Friday, October 31, 2014

Dialectic... Take 2

This is very incomplete and, really, the most important bits are still unwritten, but I'd love your feedback. Specifically, I'd like to know where you might want to hear more. Is the event itself clear? My goal is to begin the dialectic with dialogue, yes, but also to establish the context for a discussion on how to respond to social media related panic. I may even extend some of that conversation to this panic in school-aged children, like those affected in this example. Also, if you have read anything about social media benefitting in disaster response or enacting panic, I'd love to hear your two cents. I will be diving into a new book by Liza Potts this weekend to see if she can shed some light and help me generate some ideas for the meatiest part of my dialectic. Thanks!


I hope this is okay, but I wanted to do a somewhat cinematic dialectic that spans more than one day because of the way this specific event played out.

Wednesday September 3, 2014
Student/child: I can’t go to school tomorrow. Something bad is going to happen.
Parent: What? Why do you say that?
Student/child: I saw it on Instagram. Those guys, the ones who call themselves The Merry Men, tagged our campus. It was all over Instagram.
Parent: The Merry Men? Aren’t those the people who tagged the Catholic Church a month ago with antiestablishment propaganda? They tagged the school?
Student/child: Yeah, two nights ago – on Tuesday. They were bragging all over Instagram. Now everybody is freaking out on Twitter because somebody is saying they are going to shoot up the school tomorrow!
Parent: Okay. There is absolutely no way that I am letting you go to school tomorrow. With all of the school shootings over the last few years, we are not risking this for one day of class. Plus, I would be a nervous wreck all day. I wonder how the school supervisors are going to handle this?
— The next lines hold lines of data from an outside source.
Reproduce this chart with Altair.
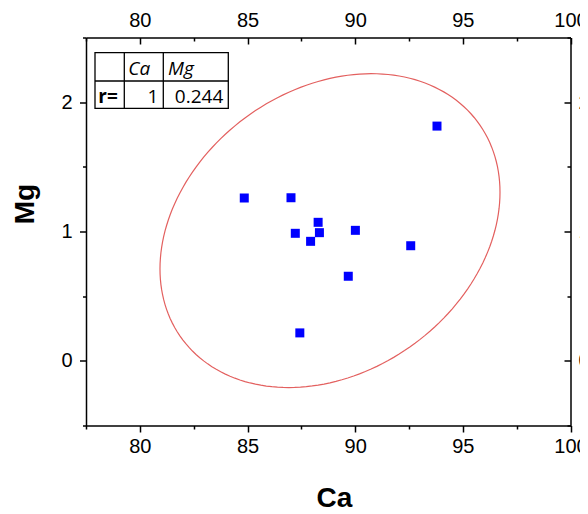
import altair as alt
import numpy as np
import pandas as pd

# ---- data ----
ca = [93.80, 84.85, 87.02, 88.28, 87.22, 88.34, 87.93, 90.01, 92.58, 89.68, 87.43]
mg = [1.815, 1.259, 1.261, 1.071, 0.986, 0.991, 0.924, 1.009, 0.890, 0.654, 0.216]
r_table = 0.244            # correlation shown in the table
f_95_2_9 = 4.2565          # F(0.95; 2, n-2) for n = 11
x_ticks = [77.5, 80, 82.5, 85, 87.5, 90, 92.5, 95, 97.5, 100]
y_ticks = [-0.5, 0, 0.5, 1, 1.5, 2, 2.5]

df = pd.DataFrame({"Ca": ca, "Mg": mg})

# ---- 95% confidence ellipse from the data ----
n = len(ca)
mx, my = np.mean(ca), np.mean(mg)
sx, sy = np.std(ca, ddof=1), np.std(mg, ddof=1)
k = np.sqrt(2 * (n - 1) / (n - 2) * f_95_2_9)
t = np.linspace(0, 2 * np.pi, 181)
ex = mx + k * sx * np.cos(t)
ey = my + k * sy * (r_table * np.cos(t) + np.sqrt(1 - r_table ** 2) * np.sin(t))
edf = pd.DataFrame({"Ca": ex, "Mg": ey, "i": np.arange(len(t))})

xs = alt.Scale(domain=[77.5, 100], nice=False, zero=False)
ys = alt.Scale(domain=[-0.5, 2.5], nice=False, zero=False)

AX = dict(grid=False, domainColor="black", tickColor="black", domainWidth=1.5,
          tickWidth=1.5, labelFont="Liberation Sans", labelFontSize=20,
          labelColor="black", labelFlush=False, labelOverlap=False)
TITLE = dict(titleFont="Liberation Sans", titleFontSize=28, titleFontWeight="bold",
             titleColor="black")

xlab = "datum.value % 5 === 0 ? format(datum.value, 'd') : ''"
ylab = "datum.value % 1 === 0 ? format(datum.value, 'd') : ''"
out_x = {"condition": {"test": "datum.value % 5 === 0", "value": 6.5}, "value": 3.5}
out_y = {"condition": {"test": "datum.value % 1 === 0", "value": 6.5}, "value": 3.5}
in_x = {"condition": {"test": "datum.value % 5 === 0", "value": -6.5}, "value": -3.5}
in_y = {"condition": {"test": "datum.value % 1 === 0", "value": -6.5}, "value": -3.5}

bottom_axis = alt.Axis(orient="bottom", values=x_ticks, labelExpr=xlab, tickSize=out_x,
                       labelPadding=4.5, title="Ca", titleX=248, titleY=80.5,
                       titleBaseline="alphabetic", titleAlign="center", **AX, **TITLE)
left_axis = alt.Axis(orient="left", values=y_ticks, labelExpr=ylab, tickSize=out_y,
                     labelPadding=7.5, title="Mg", titleX=-53, titleY=166, titleAngle=270,
                     titleBaseline="alphabetic", titleAlign="center", **AX, **TITLE)
top_axis = alt.Axis(orient="top", values=x_ticks, labelExpr=xlab, tickSize=in_x,
                    labelPadding=13.8, title=None, **AX)
right_axis = alt.Axis(orient="right", values=y_ticks, labelExpr=ylab, tickSize=in_y,
                      labelPadding=14, title=None, **AX)

ellipse = alt.Chart(edf).mark_line(color="#E3605F", strokeWidth=1.2).encode(
    x=alt.X("Ca:Q", scale=xs, axis=None),
    y=alt.Y("Mg:Q", scale=ys, axis=None),
    order="i:Q",
)

points = alt.Chart(df).mark_square(size=81, color="#0000FF", opacity=1).encode(
    x=alt.X("Ca:Q", scale=xs, axis=bottom_axis),
    y=alt.Y("Mg:Q", scale=ys, axis=left_axis),
)

mirror = alt.Chart(df).mark_square(size=1, opacity=0).encode(
    x=alt.X("Ca:Q", scale=xs, axis=top_axis),
    y=alt.Y("Mg:Q", scale=ys, axis=right_axis),
)

# ---- correlation table (annotation) ----
one = pd.DataFrame({"k": [0]})
TL, TC1, TC2, TR = 9, 38.3, 77.3, 142.3
TT, TM, TB = 15.2, 43.5, 70.8

box = alt.Chart(one).mark_rect(fill="white", stroke="black", strokeWidth=1.3).encode(
    x=alt.value(TL), x2=alt.value(TR), y=alt.value(TT), y2=alt.value(TB))
v1 = alt.Chart(one).mark_rule(color="black", strokeWidth=1.3).encode(
    x=alt.value(TC1), y=alt.value(TT), y2=alt.value(TB))
v2 = alt.Chart(one).mark_rule(color="black", strokeWidth=1.3).encode(
    x=alt.value(TC2), y=alt.value(TT), y2=alt.value(TB))
h1 = alt.Chart(one).mark_rule(color="black", strokeWidth=1.3).encode(
    x=alt.value(TL), x2=alt.value(TR), y=alt.value(TM))

TF = dict(font="Open Sans", fontSize=19, color="black", baseline="alphabetic")


def txt(s, x, y, align, **kw):
    return alt.Chart(one).mark_text(align=align, **TF, **kw).encode(
        x=alt.value(x), y=alt.value(y), text=alt.value(s))


texts = [
    txt("Ca", 42.3, 37.5, "left", fontStyle="italic"),
    txt("Mg", 82, 37.5, "left", fontStyle="italic"),
    txt("r=", 12.3, 65.8, "left", fontWeight="bold"),
    txt("1", 72.3, 65.8, "right"),
    txt(str(r_table), 137.3, 65.8, "right"),
]

chart = alt.layer(ellipse, points, mirror, box, v1, v2, h1, *texts).resolve_axis(
    x="independent", y="independent"
).properties(
    width=484.5, height=388,
    padding={"left": 78, "top": 29.5, "right": 9.5, "bottom": 88},
    autosize="none",
).configure_view(stroke=None)

chart.save("out.html", embed_options={"renderer": "svg", "actions": False})
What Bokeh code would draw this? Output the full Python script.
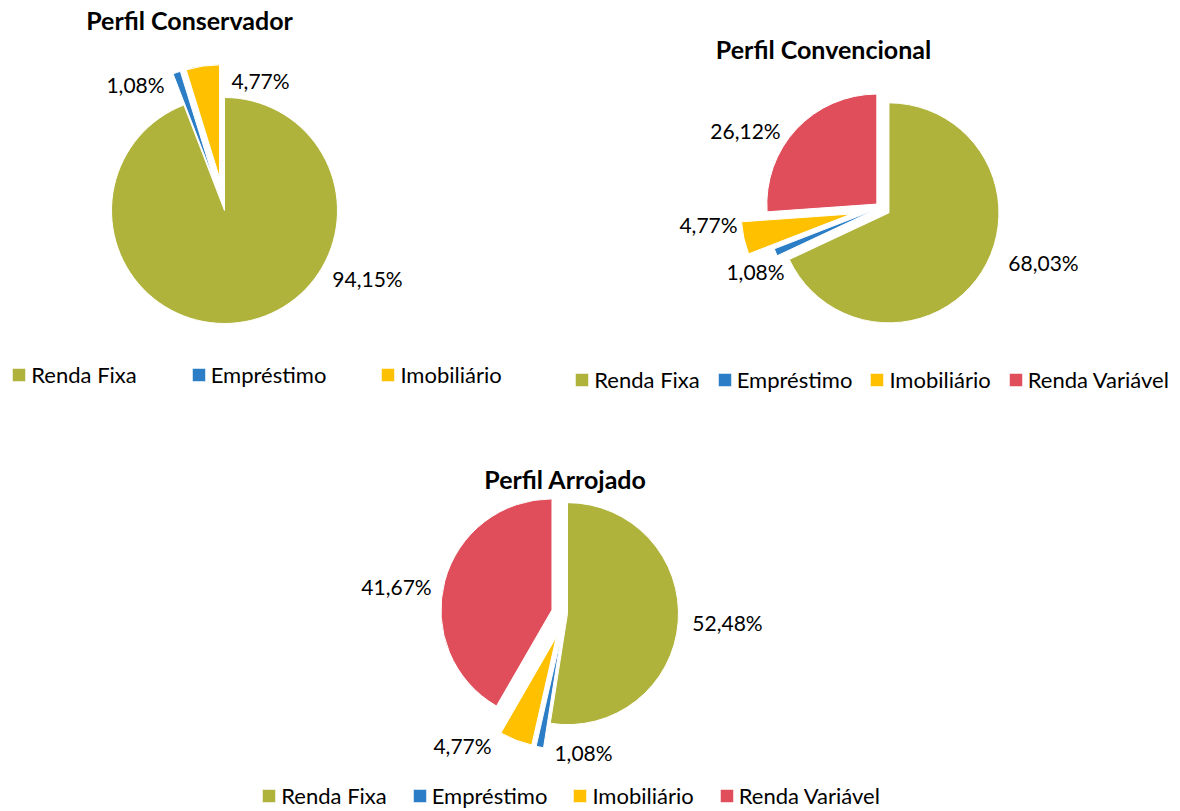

Thursday September 4, 2014
Principal: After last night, I didn’t think this week could get any worse. First, our campus was tagged by The Merry Men. Then, there was tremendous social media chatter about a shooting today. This isn’t the sort of thing I take lightly, especially not with the rising wave of school shootings. Bullard High students must remain safe, but at what cost? We cannot live in fear. We cannot forgo education in light of panic. That is why we went on high alert. Although I don’t believe that guns are the solution to our problems, these guns held by highly trained officers of the law might prevent these insane antiestablishment Merry Men from instilling more fear, harm, and possibly fatalities here on our campus. And if guns in the right hands on the right days will prevent that, then I am an advocate for guns. Bombs are a different story.

Late this morning, around 11:00 am, I felt hollow after reading an email stating there was a bomb on my campus. A bomb. On my campus. The panic generated by last night’s Instagram threat was enough to cause too many students to avoid school today, and who can blame them? Now, I have no choice but to close the campus early even though we have swept the campus and found that both threats have been hollow. The panic was too widespread. Students didn’t take it seriously enough and parents overreacted. It seems that the days before social media prevailed were simpler times, but there is no going back. So how can we mitigate or even circumnavigate this kind of event in future?


** I know the remainder of this is the really important part, but I haven’t quite gotten there yet. With Dr. Rice’s help, I just got the general structure down. From here, I will have the principal and a scholar debate the different options for handling this kind of social media event in future.